Thankfully, though the land-based birding was better. A productive hour in the thorn ‘scrub’, pre-pelagic disaster came up trumps when Nick pulled a Red-breasted Chat out of the bag, the undoubted showstopper of the day. Other highlights included a pair of West Mexican Chachalacas, Orange-fronted Parakeets, Nutting’s Flycatchers, White-lored Gnatcatchers, Altamira and Streak-backed Orioles, and a bold Russet-crowned Motmot on the roadside in Playa Zipolite.

10 March 2009

Punk-haired Jays in Playa Zipolite…(Oaxaca, Mexico): 7 March 2009

After our disappointing morning in the mountains, the afternoon in the thorn scrub backing onto the coast near Playa Zipolite, just outside Puerto Angel, was much better. A late afternoon visit armed with a Ferruginous Pygmy-Owl tape worked well, as many different species came into to mob the ‘fictional’ owl. Among the mobbing parties were several gorgeous male Orange-breasted Buntings, along with a few navy-colored male Blue Buntings. Hummingbirds were quickly agitated with the owl tape, and both Cinnamon and Broad-billed (of the Doubleday’s form) Hummers came into to vent their anger. Also in the area were three or more Citreoline Trogons, and a triplet of new wrens (for me anyway) – Happy, Rufous-naped and Banded Wrens all in the same scrubby stand of thorn ‘forest’. Also in this busy birding area was a Golden-cheeked Woodpecker trying his luck on a concrete telegraph pole, and a few Yellow-winged Caciques. However, best of all was a pair of White-throated Magpie-jays, complete with punk hairdos, a really impressive, and striking bird. Eventually a Ferruginous Pygmy-Owl itself decided to check out our owl tape too.

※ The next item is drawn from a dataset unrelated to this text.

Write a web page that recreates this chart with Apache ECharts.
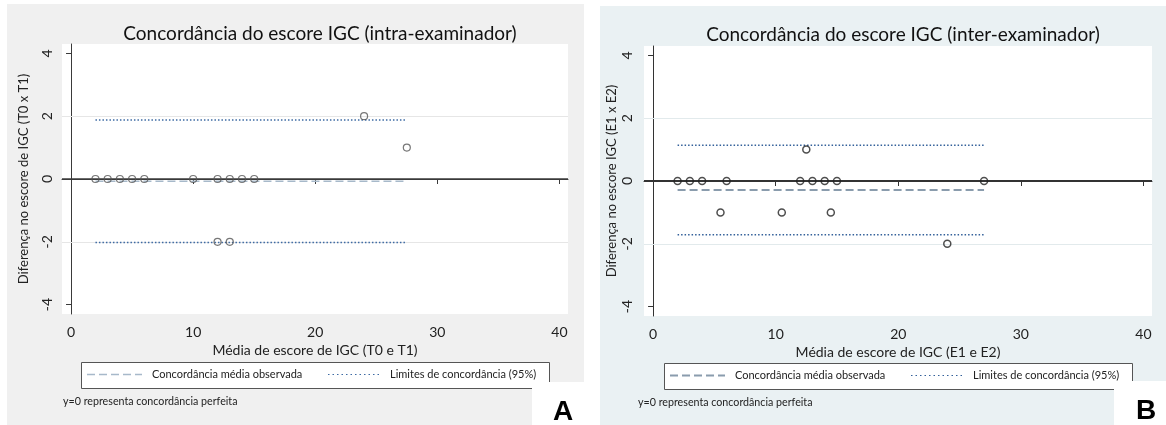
<!DOCTYPE html>
<html><head><meta charset="utf-8">
<script src="https://cdn.jsdelivr.net/npm/echarts@6/dist/echarts.min.js"></script>
<style>html,body{margin:0;padding:0;background:#fff}#c{width:1166px;height:425px}</style>
</head><body><div id="c"></div>
<script>
// ---- data ----
const xTicks = [0, 10, 20, 30, 40];
const yTicks = [-4, -2, 0, 2, 4];
const gridYValues = [-2, 2];
const zeroLine = [0];
// Panel A: intra-examinador
const intraMeans = [2, 3, 4, 5, 6, 10, 12, 13, 14, 15, 24, 27.5, 12, 13];
const intraDiffs = [0, 0, 0, 0, 0, 0, 0, 0, 0, 0, 2, 1, -2, -2];
const intraMeanDiff = -0.07;
const intraLimits = [-2.02, 1.88];
// Panel B: inter-examinador
const interMeans = [2, 3, 4, 6, 12, 13, 14, 15, 27, 12.5, 5.5, 10.5, 14.5, 24];
const interDiffs = [0, 0, 0, 0, 0, 0, 0, 0, 0, 1, -1, -1, -1, -2];
const interMeanDiff = -0.29;
const interLimits = [-1.71, 1.14];
// texts
const titles = ['Concordância do escore IGC (intra-examinador)', 'Concordância do escore IGC (inter-examinador)'];
const xNames = ['Média de escore de IGC (T0 e T1)', 'Média de escore de IGC (E1 e E2)'];
const yNames = ['Diferença no escore de IGC (T0 x T1)', 'Diferença no escore IGC (E1 x E2)'];
const legendLabels = ['Concordância média observada', 'Limites de concordância (95%)'];
const noteText = 'y=0 representa concordância perfeita';
const panelLetters = ['A', 'B'];

const FONT = 'Lato';
const panels = [
  {means: intraMeans, diffs: intraDiffs, md: intraMeanDiff, lim: intraLimits,
   grid: {left: 62, top: 44, width: 506, height: 270}, bg: '#f0f0f0', panel: [7, 4, 577, 421],
   gridColor: '#e6e6e6', axisColor: '#3a3a3a', zeroColor: '#3a3a3a', zeroW: 1.5,
   dashColor: '#a7b9ca', dashW: 1.5, dotColor: '#3d6aa3', mk: '#555', mkW: 1.2,
   legend: [81, 362], note: [63, 402], box: [532, 382], letter: [563, 412], titleY: 19,
   yNameGap: 32, yLabelMargin: 8},
  {means: interMeans, diffs: interDiffs, md: interMeanDiff, lim: interLimits,
   grid: {left: 644, top: 46, width: 508, height: 270}, bg: '#eaf1f3', panel: [600, 6, 566, 419],
   gridColor: '#e2eaec', axisColor: '#333', zeroColor: '#333', zeroW: 2,
   dashColor: '#8a9cad', dashW: 2, dotColor: '#33609a', mk: '#222', mkW: 1.5,
   legend: [664, 363], note: [638, 403], box: [1114, 381], letter: [1146, 411], titleY: 20,
   yNameGap: 26, yLabelMargin: 10}
];

const option = {
  animation: false,
  title: [], grid: [], xAxis: [], yAxis: [], series: [], graphic: {elements: []}
};

panels.forEach((p, i) => {
  const g = p.grid;
  option.grid.push(Object.assign({show: true, backgroundColor: '#fff', borderWidth: 0, containLabel: false}, g));
  option.title.push({
    text: titles[i], left: g.left + g.width / 2, top: p.titleY, textAlign: 'center',
    textStyle: {fontFamily: FONT, fontSize: 19, fontWeight: 'normal', color: '#111'}
  });
  option.xAxis.push({
    type: 'value', gridIndex: i, min: -0.74, max: 40.7,
    name: xNames[i], nameLocation: 'middle', nameGap: 24,
    nameTextStyle: {fontFamily: FONT, fontSize: 14, color: '#222'},
    axisLine: {show: true, lineStyle: {color: p.axisColor, width: 1}},
    axisTick: {show: true, customValues: xTicks, length: 5, lineStyle: {color: p.axisColor}},
    axisLabel: {customValues: xTicks, margin: 11, fontFamily: FONT, fontSize: 14, color: '#222'},
    splitLine: {show: false}
  });
  option.yAxis.push({
    type: 'value', gridIndex: i, min: -4.3, max: 4.3,
    name: yNames[i], nameLocation: 'middle', nameGap: p.yNameGap,
    nameTextStyle: {fontFamily: FONT, fontSize: 13, color: '#222'},
    axisLine: {show: true, lineStyle: {color: p.axisColor, width: 1}},
    axisTick: {show: true, customValues: yTicks, length: 5, lineStyle: {color: p.axisColor}},
    axisLabel: {customValues: yTicks, rotate: 90, margin: p.yLabelMargin, fontFamily: FONT, fontSize: 14, color: '#222'},
    splitLine: {show: false}
  });
  const xmin = Math.min(...p.means), xmax = Math.max(...p.means);
  // grid lines
  option.series.push({
    type: 'line', xAxisIndex: i, yAxisIndex: i, data: [], z: 1, silent: true,
    markLine: {z: 1, silent: true, symbol: 'none', label: {show: false},
      lineStyle: {color: p.gridColor, width: 1, type: 'solid'},
      data: gridYValues.map(v => ({yAxis: v}))}
  });
  // zero line
  option.series.push({
    type: 'line', xAxisIndex: i, yAxisIndex: i, data: [], z: 2, silent: true,
    markLine: {z: 2, silent: true, symbol: 'none', label: {show: false},
      lineStyle: {color: p.zeroColor, width: p.zeroW, type: 'solid'},
      data: zeroLine.map(v => ({yAxis: v}))}
  });
  // mean difference
  option.series.push({
    type: 'line', xAxisIndex: i, yAxisIndex: i, z: 3, symbol: 'none', silent: true,
    data: [[xmin, p.md], [xmax, p.md]],
    lineStyle: {color: p.dashColor, width: p.dashW, type: [8, 4]}
  });
  // limits
  p.lim.forEach(l => {
    option.series.push({
      type: 'line', xAxisIndex: i, yAxisIndex: i, z: 3, symbol: 'none', silent: true,
      data: [[xmin, l], [xmax, l]],
      lineStyle: {color: p.dotColor, width: 1.5, type: [1.5, 2]}
    });
  });
  // points
  option.series.push({
    type: 'scatter', xAxisIndex: i, yAxisIndex: i, z: 6, symbol: 'circle', symbolSize: 7,
    data: p.means.map((m, k) => [m, p.diffs[k]]),
    itemStyle: {color: 'rgba(0,0,0,0)', borderColor: p.mk, borderWidth: p.mkW}
  });

  // graphics: panel bg
  const E = option.graphic.elements;
  E.push({type: 'rect', z: -10, silent: true,
    shape: {x: p.panel[0], y: p.panel[1], width: p.panel[2], height: p.panel[3]},
    style: {fill: p.bg}});
  // legend box
  const lx = p.legend[0], ly = p.legend[1], cy = ly + 12.5;
  E.push({type: 'rect', z: 10, shape: {x: lx + 0.5, y: ly + 0.5, width: 468, height: 26},
    style: {fill: '#fff', stroke: '#555', lineWidth: 1}});
  E.push({type: 'line', z: 11, shape: {x1: lx + 6, y1: cy, x2: lx + 61, y2: cy},
    style: {stroke: p.dashColor, lineWidth: p.dashW, lineDash: [8, 4]}});
  E.push({type: 'text', z: 11, x: lx + 71, y: cy,
    style: {text: legendLabels[0], fontFamily: FONT, fontSize: 11, fill: '#222', verticalAlign: 'middle'}});
  E.push({type: 'line', z: 11, shape: {x1: lx + 247, y1: cy, x2: lx + 299, y2: cy},
    style: {stroke: p.dotColor, lineWidth: 1.2, lineDash: [1.5, 3]}});
  E.push({type: 'text', z: 11, x: lx + 309, y: cy,
    style: {text: legendLabels[1], fontFamily: FONT, fontSize: 11, fill: '#222', verticalAlign: 'middle'}});
  // note
  E.push({type: 'text', z: 11, x: p.note[0], y: p.note[1],
    style: {text: noteText, fontFamily: FONT, fontSize: 10.7, fill: '#222', verticalAlign: 'middle'}});
  // letter box
  E.push({type: 'rect', z: 12, shape: {x: p.box[0], y: p.box[1], width: 52, height: 44},
    style: {fill: '#fff'}});
  E.push({type: 'text', z: 13, x: p.letter[0], y: p.letter[1],
    style: {text: panelLetters[i], fontFamily: 'Liberation Sans', fontWeight: 'bold', fontSize: 28,
      fill: '#000', align: 'center', verticalAlign: 'middle'}});
});

const chart = echarts.init(document.getElementById('c'), null, {renderer: 'canvas'});
chart.setOption(option);
</script></body></html>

Brows of Gold on the Pacific Slope…(Oaxaca, Mexico): 7 March 2009

A very quiet morning for birds, in the highlands of the Pacific Slope in southern Oaxaca. What we’d hoped for and what we got was very different, as winter birding in Oaxaca proved a tough cookie to crack. We picked up some new birds though with a male Gray-collared Becard, a number of striking Golden-browed Warblers (see photo), a lone Russet Nightingale-thrush, a male Mountain Trogon, Black-headed Siskin, White-throated Thrush, and a ‘bloodied’ Red-faced Warbler near El Porvenir, (on highway 175 heading south from San Jose del Pacifico). We also picked up a key hummer in the area, with a Blue-capped Hummingbird or two alongside the highway, a restricted range species only found in Oaxaca. We finally started getting some other hummers in addition to White-eared Hummingbirds today (that was all we had seen until then), with a few Blue-throated Hummingbirds, a bird that I had seen in the desert canyons of Arizona last year, and a Berryline Hummingbird (a vagrant to the US, which I had frustratingly missed in Ramsey Canyon, Arizona, last year).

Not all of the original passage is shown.